Ward LJ concluded at paragraph 39 that, “[i]f there are clinicians out there prepared to treat the patient then the patient will be discharged into their care and there would be no need for court intervention. If there is no-one available to undertake the necessary operation the question of whether or not it would be in the patient’s best interests for that to happen is wholly academic and the process should be called to a halt here and now.”
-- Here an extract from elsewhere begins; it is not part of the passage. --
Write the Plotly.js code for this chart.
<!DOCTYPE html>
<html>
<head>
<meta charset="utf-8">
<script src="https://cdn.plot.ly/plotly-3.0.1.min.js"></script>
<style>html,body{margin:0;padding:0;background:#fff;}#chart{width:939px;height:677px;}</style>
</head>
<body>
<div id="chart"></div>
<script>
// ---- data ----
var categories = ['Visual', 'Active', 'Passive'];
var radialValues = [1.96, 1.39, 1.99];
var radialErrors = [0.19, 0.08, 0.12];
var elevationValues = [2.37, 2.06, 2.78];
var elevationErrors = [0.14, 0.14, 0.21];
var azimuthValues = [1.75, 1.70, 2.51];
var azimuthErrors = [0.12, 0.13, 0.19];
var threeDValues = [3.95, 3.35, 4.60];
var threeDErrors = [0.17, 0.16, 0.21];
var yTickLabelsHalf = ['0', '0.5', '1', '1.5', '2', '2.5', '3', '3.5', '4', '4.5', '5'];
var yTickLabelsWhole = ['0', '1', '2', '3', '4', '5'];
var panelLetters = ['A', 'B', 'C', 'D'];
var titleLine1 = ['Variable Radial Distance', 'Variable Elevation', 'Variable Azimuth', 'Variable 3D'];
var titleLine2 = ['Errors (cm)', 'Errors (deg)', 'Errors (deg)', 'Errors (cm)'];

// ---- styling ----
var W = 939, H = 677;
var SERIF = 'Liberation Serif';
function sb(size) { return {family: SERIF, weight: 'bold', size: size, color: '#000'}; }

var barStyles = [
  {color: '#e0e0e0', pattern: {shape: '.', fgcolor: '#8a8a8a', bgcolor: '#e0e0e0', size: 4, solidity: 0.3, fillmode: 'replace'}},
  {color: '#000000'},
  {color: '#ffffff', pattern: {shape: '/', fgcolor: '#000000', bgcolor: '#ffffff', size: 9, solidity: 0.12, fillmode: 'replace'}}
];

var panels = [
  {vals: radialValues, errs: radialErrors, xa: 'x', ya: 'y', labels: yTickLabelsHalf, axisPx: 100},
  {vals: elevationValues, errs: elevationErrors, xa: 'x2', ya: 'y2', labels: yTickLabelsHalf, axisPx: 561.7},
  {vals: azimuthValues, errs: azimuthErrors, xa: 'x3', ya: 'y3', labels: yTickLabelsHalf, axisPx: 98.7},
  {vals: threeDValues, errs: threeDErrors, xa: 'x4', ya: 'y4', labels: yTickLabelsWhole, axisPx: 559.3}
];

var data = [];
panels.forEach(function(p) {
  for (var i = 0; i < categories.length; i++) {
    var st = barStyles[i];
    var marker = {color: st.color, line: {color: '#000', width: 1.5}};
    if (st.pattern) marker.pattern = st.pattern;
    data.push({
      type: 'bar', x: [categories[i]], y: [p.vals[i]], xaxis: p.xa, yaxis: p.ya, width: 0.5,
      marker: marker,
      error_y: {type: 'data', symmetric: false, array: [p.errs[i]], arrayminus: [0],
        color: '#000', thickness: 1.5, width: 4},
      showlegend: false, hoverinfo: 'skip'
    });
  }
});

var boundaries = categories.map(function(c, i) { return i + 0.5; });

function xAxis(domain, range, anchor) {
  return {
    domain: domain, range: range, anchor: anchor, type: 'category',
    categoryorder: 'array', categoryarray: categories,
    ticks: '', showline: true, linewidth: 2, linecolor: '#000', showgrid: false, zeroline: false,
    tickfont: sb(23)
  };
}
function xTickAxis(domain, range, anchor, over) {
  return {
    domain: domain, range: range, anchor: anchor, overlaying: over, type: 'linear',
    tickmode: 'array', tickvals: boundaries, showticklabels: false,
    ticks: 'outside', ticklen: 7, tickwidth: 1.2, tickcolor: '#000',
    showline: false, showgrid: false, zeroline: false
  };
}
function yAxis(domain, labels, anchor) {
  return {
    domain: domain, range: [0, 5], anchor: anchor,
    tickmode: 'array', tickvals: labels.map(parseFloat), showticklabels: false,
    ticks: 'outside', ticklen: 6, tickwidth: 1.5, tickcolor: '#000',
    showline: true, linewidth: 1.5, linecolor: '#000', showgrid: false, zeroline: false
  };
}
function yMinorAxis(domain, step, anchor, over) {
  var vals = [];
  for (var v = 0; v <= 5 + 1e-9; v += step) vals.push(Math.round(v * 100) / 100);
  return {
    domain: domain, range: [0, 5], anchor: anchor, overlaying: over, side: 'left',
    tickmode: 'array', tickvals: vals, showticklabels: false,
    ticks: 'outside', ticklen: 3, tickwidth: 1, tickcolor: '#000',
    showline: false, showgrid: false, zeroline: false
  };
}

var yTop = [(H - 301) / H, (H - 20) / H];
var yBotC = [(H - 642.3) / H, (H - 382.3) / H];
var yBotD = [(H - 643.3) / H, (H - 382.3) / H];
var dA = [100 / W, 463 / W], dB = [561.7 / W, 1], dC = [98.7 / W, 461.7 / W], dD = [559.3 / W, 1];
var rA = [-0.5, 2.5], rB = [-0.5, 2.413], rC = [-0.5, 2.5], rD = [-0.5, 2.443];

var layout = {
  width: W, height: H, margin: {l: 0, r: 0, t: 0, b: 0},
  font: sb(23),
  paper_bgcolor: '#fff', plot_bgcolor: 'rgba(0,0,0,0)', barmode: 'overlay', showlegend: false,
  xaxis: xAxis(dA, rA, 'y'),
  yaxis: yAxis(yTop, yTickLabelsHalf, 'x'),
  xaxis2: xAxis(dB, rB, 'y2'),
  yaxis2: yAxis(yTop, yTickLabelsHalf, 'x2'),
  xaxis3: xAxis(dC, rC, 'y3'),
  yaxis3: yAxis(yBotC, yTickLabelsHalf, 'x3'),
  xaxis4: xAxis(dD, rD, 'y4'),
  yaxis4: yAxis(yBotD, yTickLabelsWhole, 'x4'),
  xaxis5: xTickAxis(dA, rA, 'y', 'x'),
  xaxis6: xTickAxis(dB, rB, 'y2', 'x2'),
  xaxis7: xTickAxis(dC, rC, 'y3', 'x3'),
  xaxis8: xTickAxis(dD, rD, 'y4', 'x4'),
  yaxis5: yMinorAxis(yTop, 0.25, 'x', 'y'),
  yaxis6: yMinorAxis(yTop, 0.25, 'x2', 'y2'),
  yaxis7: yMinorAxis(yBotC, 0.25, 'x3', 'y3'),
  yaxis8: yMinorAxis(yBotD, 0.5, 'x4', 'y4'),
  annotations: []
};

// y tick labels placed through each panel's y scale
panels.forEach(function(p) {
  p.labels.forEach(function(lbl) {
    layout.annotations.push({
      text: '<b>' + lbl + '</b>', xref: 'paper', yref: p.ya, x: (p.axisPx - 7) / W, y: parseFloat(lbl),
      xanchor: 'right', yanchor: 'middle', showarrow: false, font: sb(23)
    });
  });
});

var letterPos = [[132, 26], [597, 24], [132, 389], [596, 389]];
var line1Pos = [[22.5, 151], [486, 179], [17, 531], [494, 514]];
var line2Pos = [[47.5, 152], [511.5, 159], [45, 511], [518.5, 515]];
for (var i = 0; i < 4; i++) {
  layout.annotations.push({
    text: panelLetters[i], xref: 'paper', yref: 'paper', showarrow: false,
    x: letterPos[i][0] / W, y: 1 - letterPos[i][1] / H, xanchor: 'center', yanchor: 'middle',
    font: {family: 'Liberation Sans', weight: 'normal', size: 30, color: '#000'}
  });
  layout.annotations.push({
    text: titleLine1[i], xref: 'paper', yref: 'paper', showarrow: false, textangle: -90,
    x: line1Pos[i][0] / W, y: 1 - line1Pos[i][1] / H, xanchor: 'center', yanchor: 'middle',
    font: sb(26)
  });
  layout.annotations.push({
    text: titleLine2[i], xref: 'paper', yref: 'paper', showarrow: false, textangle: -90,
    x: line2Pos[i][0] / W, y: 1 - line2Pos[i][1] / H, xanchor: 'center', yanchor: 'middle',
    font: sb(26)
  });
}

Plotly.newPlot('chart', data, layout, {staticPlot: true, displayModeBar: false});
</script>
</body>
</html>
Comment: The passages above have been cited at some length because, despite the fact-specific nature of the judgment, it is clear that the Court of Appeal intended that this judgment (upon a permission application) should be cited in the future, and that they intended to make a statement of principle as to the boundaries of the Court’s willingness to become involved in clinical decision-making. We await a decision of equal robustness and clarity as to the Court’s willingness to become involved in public law decision-making following the implementation of the MCA.